Figure 2: Analysis of GMM meta-aggregation robustness, including individual feature ablations and SHAP value attribution for discriminative AggSs by dataset.

Failure Detection

For failure detection, Selective Classification metrics (E-AURC) are employed. Again, traditional AVG underperforms across most datasets, often ranking at the bottom. Prediction-aware AggSs (QFR, BCA) and GMM meta-aggregates achieve superior alignment between uncertainty and segmentation errors, minimizing excess risk when discarding high-uncertainty predictions.

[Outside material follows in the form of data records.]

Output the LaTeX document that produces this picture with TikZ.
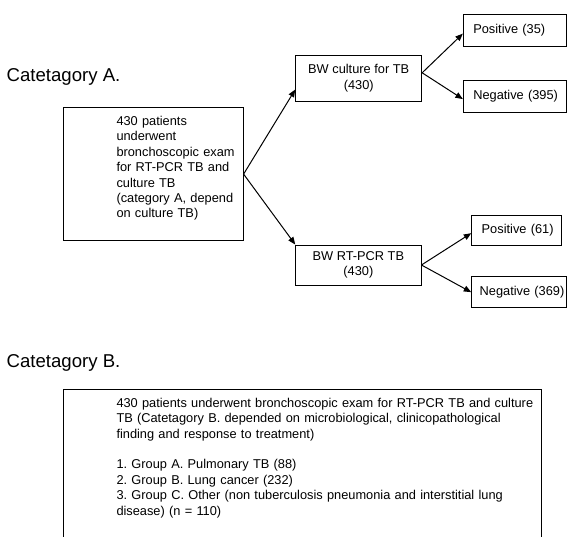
\documentclass[tikz,border=0pt]{standalone}
\usepackage{fontspec}
\setmainfont{Liberation Sans}
\usetikzlibrary{arrows.meta,calc}
\frenchspacing
\begin{document}
\begin{tikzpicture}[x=1pt,y=-1pt,
  box/.style={draw,line width=0.9pt,rectangle,inner sep=0pt},
  txt/.style={font=\fontsize{12.8}{15.4}\selectfont},
  lbox/.style={box,txt,align=left,inner xsep=10pt,inner ysep=0pt},
  arr/.style={line width=1pt,-{Triangle[length=7.5pt,width=6pt]}},
  ttl/.style={font=\fontsize{18.6}{22}\selectfont,inner sep=0pt,anchor=base west}]
\useasboundingbox (0,0) rectangle (567,537);
% Category A
\node[ttl] (catA) at (6.5,81.7) {Catetagory A.};
\node[box,minimum width=179.4pt,minimum height=132.7pt,anchor=north west] (main) at (63.3,107.3) {};
\node[txt,inner sep=0pt,anchor=base west,text width=130pt,align=left] (mainT) at (116.3,125.6)
  {430 patients\\underwent\\bronchoscopic exam\\for RT-PCR TB and\\culture TB\\(category A, depend\\on culture TB)};
\node[box,txt,align=center,minimum width=126pt,minimum height=46.7pt] (bwc) at (358.7,78.35) {BW culture for TB\\(430)};
\node[box,txt,align=center,minimum width=125.3pt,minimum height=40pt] (bwr) at (358.35,265) {BW RT-PCR TB\\(430)};
\node[lbox,text width=83.4pt,minimum height=32pt] (pos35) at (515,30) {\mbox{Positive (35)}};
\node[lbox,text width=83.2pt,minimum height=32.7pt] (neg395) at (514.9,96.35) {\mbox{Negative (395)}};
\node[lbox,text width=70pt,minimum height=30pt] (pos61) at (516.7,230) {\mbox{Positive (61)}};
\node[lbox,inner xsep=8pt,text width=78.8pt,minimum height=31pt] (neg369) at (519.1,292.2) {\mbox{Negative (369)}};
\draw[arr] (main.east) -- (bwc.190);
\draw[arr] (main.east) -- (bwr.north west);
\draw[arr] (bwc.5) -- (pos35.184);
\draw[arr] (bwc.5) -- (neg395.183);
\draw[arr] (bwr.east) -- (pos61.184);
\draw[arr] (bwr.east) -- (neg369.west);
% Category B
\node[ttl] (catB) at (6.5,367.7) {Catetagory B.};
\node[box,minimum width=477.4pt,minimum height=170pt,anchor=north west] (boxB) at (63.3,389.3) {};
\node[txt,inner sep=0pt,anchor=base west,text width=440pt,align=left] (boxBT) at (116.3,407.3)
  {430 patients underwent bronchoscopic exam for RT-PCR TB and culture\\
   TB (Catetagory B. depended on microbiological, clinicopathological\\
   finding and response to treatment)\\[15.4pt]
   1. Group A. Pulmonary TB (88)\\
   2. Group B. Lung cancer (232)\\
   3. Group C. Other (non tuberculosis pneumonia and interstitial lung\\
   disease) (n = 110)};
\end{tikzpicture}
\end{document}
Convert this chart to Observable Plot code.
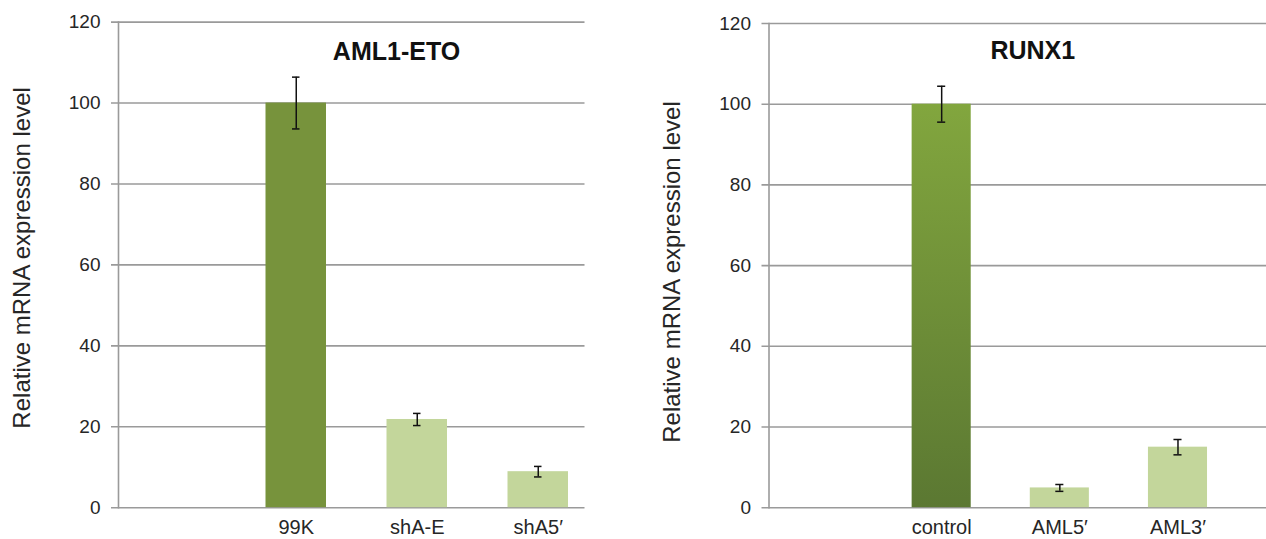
<!DOCTYPE html>
<html>
<head>
<meta charset="utf-8">
<script src="https://cdn.jsdelivr.net/npm/d3@7"></script>
<script src="https://cdn.jsdelivr.net/npm/@observablehq/plot@0.6"></script>
<style>
  html, body { margin: 0; padding: 0; background: #fff; }
  #wrap { display: flex; width: 1266px; height: 539px; overflow: hidden; }
</style>
</head>
<body>
<div id="wrap"></div>
<script>
// ---- data ----
const yTicks = [0, 20, 40, 60, 80, 100, 120];
const yLabel = "Relative mRNA expression level";

const leftTitle = "AML1-ETO";
const leftCats = ["99K", "shA-E", "shA5′"];
const leftVals = [100, 21.8, 8.9];
const leftErrs = [6.4, 1.5, 1.3];

const rightTitle = "RUNX1";
const rightCats = ["control", "AML5′", "AML3′"];
const rightVals = [100, 4.9, 15.0];
const rightErrs = [4.45, 0.85, 1.9];

// ---- styles ----
const FONT = "'Liberation Sans', Arial, Helvetica, sans-serif";
const GRID = "#9a9a9a";
const TEXT = "#262626";
const DARK = "#77933c";
const LIGHT = "#c3d69b";
const GRAD_TOP = "#82a63e";
const GRAD_BOTTOM = "#5b7832";

function gradientDefs() {
  const defs = d3.create("svg:defs");
  const g = defs.append("linearGradient")
    .attr("id", "ctrlGrad").attr("x1", 0).attr("y1", 0).attr("x2", 0).attr("y2", 1);
  g.append("stop").attr("offset", "0%").attr("stop-color", GRAD_TOP);
  g.append("stop").attr("offset", "100%").attr("stop-color", GRAD_BOTTOM);
  return defs.node();
}

function panel(o) {
  const rows = o.cats.map((c, i) => ({cat: c, v: o.vals[i], e: o.errs[i], fill: i === 0 ? o.firstFill : LIGHT}));
  return Plot.plot({
    width: o.width,
    height: 539,
    marginLeft: o.marginLeft,
    marginRight: o.marginRight,
    marginTop: o.marginTop,
    marginBottom: 31.8,
    style: {fontFamily: FONT, fontSize: "19px", color: TEXT, background: "white", overflow: "visible"},
    x: {domain: ["", ...o.cats], range: o.range, padding: 0.5, round: false, label: null, axis: null},
    y: {domain: [0, 120], label: null, axis: null},
    color: {type: "identity"},
    marks: [
      gradientDefs,
      Plot.ruleY(yTicks, {stroke: GRID, strokeWidth: 1.6, insetLeft: -7}),
      Plot.frame({anchor: "left", stroke: GRID, strokeWidth: 1.6}),
      Plot.barY(rows, {x: "cat", y: "v", fill: "fill"}),
      Plot.ruleX(rows, {x: "cat", y1: d => d.v - d.e, y2: d => d.v + d.e, stroke: "#111", strokeWidth: 1.5}),
      Plot.tickY(rows, {x: "cat", y: d => d.v - d.e, stroke: "#111", strokeWidth: 1.5, inset: o.capInset}),
      Plot.tickY(rows, {x: "cat", y: d => d.v + d.e, stroke: "#111", strokeWidth: 1.5, inset: o.capInset}),
      Plot.axisY({ticks: yTicks, tickSize: 0, tickPadding: 18, fontSize: 19, label: null, fill: TEXT}),
      Plot.axisX({tickSize: 0, tickPadding: 12, fontSize: 20, label: null, fill: TEXT}),
      Plot.text([o.title], {frameAnchor: "top", textAnchor: "middle", lineAnchor: "top",
        dx: o.titleDx, dy: o.titleDy, fontSize: 25, fontWeight: "bold", fill: "#111"}),
      Plot.text([yLabel], {frameAnchor: "left", textAnchor: "middle", lineAnchor: "middle", rotate: -90,
        dx: o.labelDx, dy: o.labelDy, fontSize: 24, fill: TEXT})
    ]
  });
}

const left = panel({
  cats: leftCats, vals: leftVals, errs: leftErrs, title: leftTitle,
  width: 640, marginLeft: 118, marginRight: 55.5, marginTop: 21.6,
  range: [84, 628.5], capInset: 26.5, firstFill: DARK,
  titleDx: 44.75, titleDy: 20, labelDx: -96, labelDy: -7
});
const right = panel({
  cats: rightCats, vals: rightVals, errs: rightErrs, title: rightTitle,
  width: 626, marginLeft: 128.5, marginRight: 0, marginTop: 23,
  range: [94.4, 626.1], capInset: 25.5, firstFill: "url(#ctrlGrad)",
  titleDx: 15, titleDy: 17.5, labelDx: -96.9, labelDy: 6.4
});
document.getElementById("wrap").append(left, right);
</script>
</body>
</html>
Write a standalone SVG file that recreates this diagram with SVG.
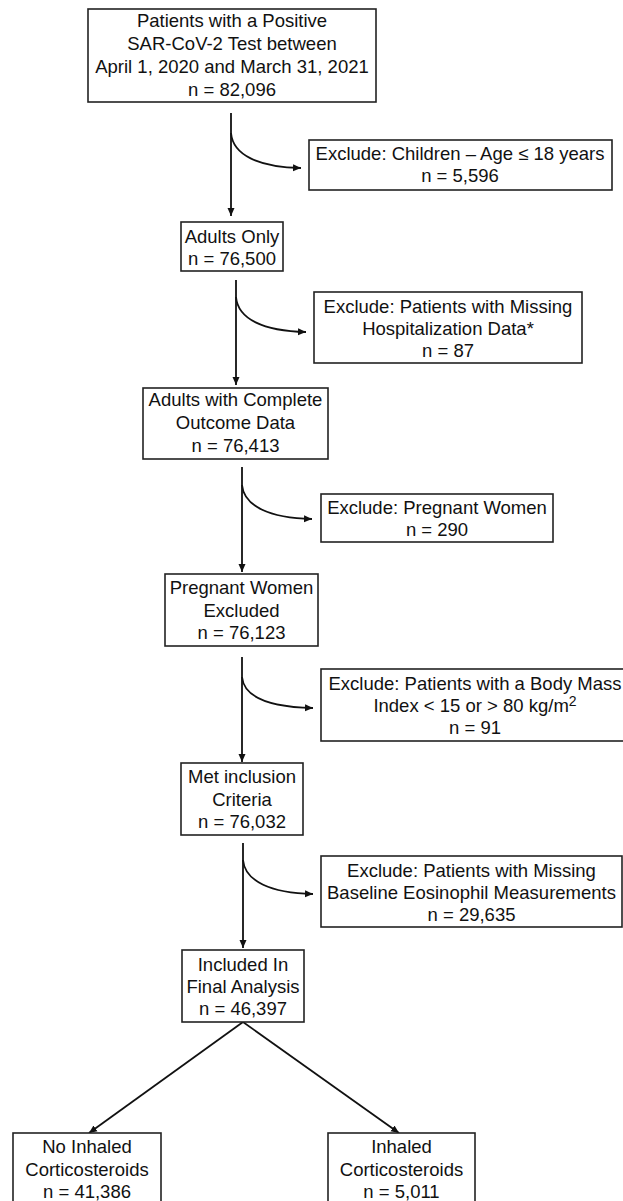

Figure 4: Selective risk-coverage and E-AURC benchmarking for failure detection; QFR, BCA, and GMM-based AggSs consistently achieve lower risk.

Notably, object-size-independent thresholding (QFR) excels in targeting boundary-associated errors, outperforming class-proportion-weighted averages (ICA) which suffer in small-object-centric scenarios.

Broader Implications and Limitations

The comprehensive analysis demonstrates that no single AggS is universally preferable: the optimal aggregation function is highly task- and dataset-dependent, primarily reflecting the foreground structure and the spatial distribution of uncertainty. Reliance on AVG as a default is explicitly contraindicated by empirical evidence. Instead, incorporating spatially-aware and prediction-sensitive aggregation, or adopting meta-aggregation (GMM-All) in the absence of detailed dataset knowledge, is substantiated as a robust practical recommendation.

Practical implications include:

• Enhanced reliability for safety-critical deployment of segmentation models by improved detection of risky (OoD or error-prone) predictions.
• Generalizable, model-agnostic meta-aggregation pipelines that can flexibly accommodate heterogeneous uncertainty patterns.
• Foundations for future development of automated aggregation-selection policies, and for interpretable, context-sensitive downstream use of segmentation uncertainty.

Limitations are acknowledged, such as the statistical constraints of GMMs in low-data or high-dimensional settings and the potential benefit of alternative copula-based meta-aggregation frameworks. Further, extensions to 3D segmentation, multi-modal data, and integration of additional uncertainty modalities (e.g., energy-based methods) constitute promising directions for subsequent research.

Conclusion

This work rigorously establishes that spatially-aware aggregation of segmentation uncertainty substantially outperforms intensity-based baselines in both out-of-distribution and failure detection tasks. The aggregation strategy should be carefully selected to respect dataset-specific spatial structure; where this is infeasible, meta-aggregation across diverse features is empirically validated as a robust solution. These findings provide actionable guidance for optimizing the reliability of uncertainty-informed segmentation systems and motivate continued development of both theoretical and meta-learning-based aggregation strategies in computer vision UQ.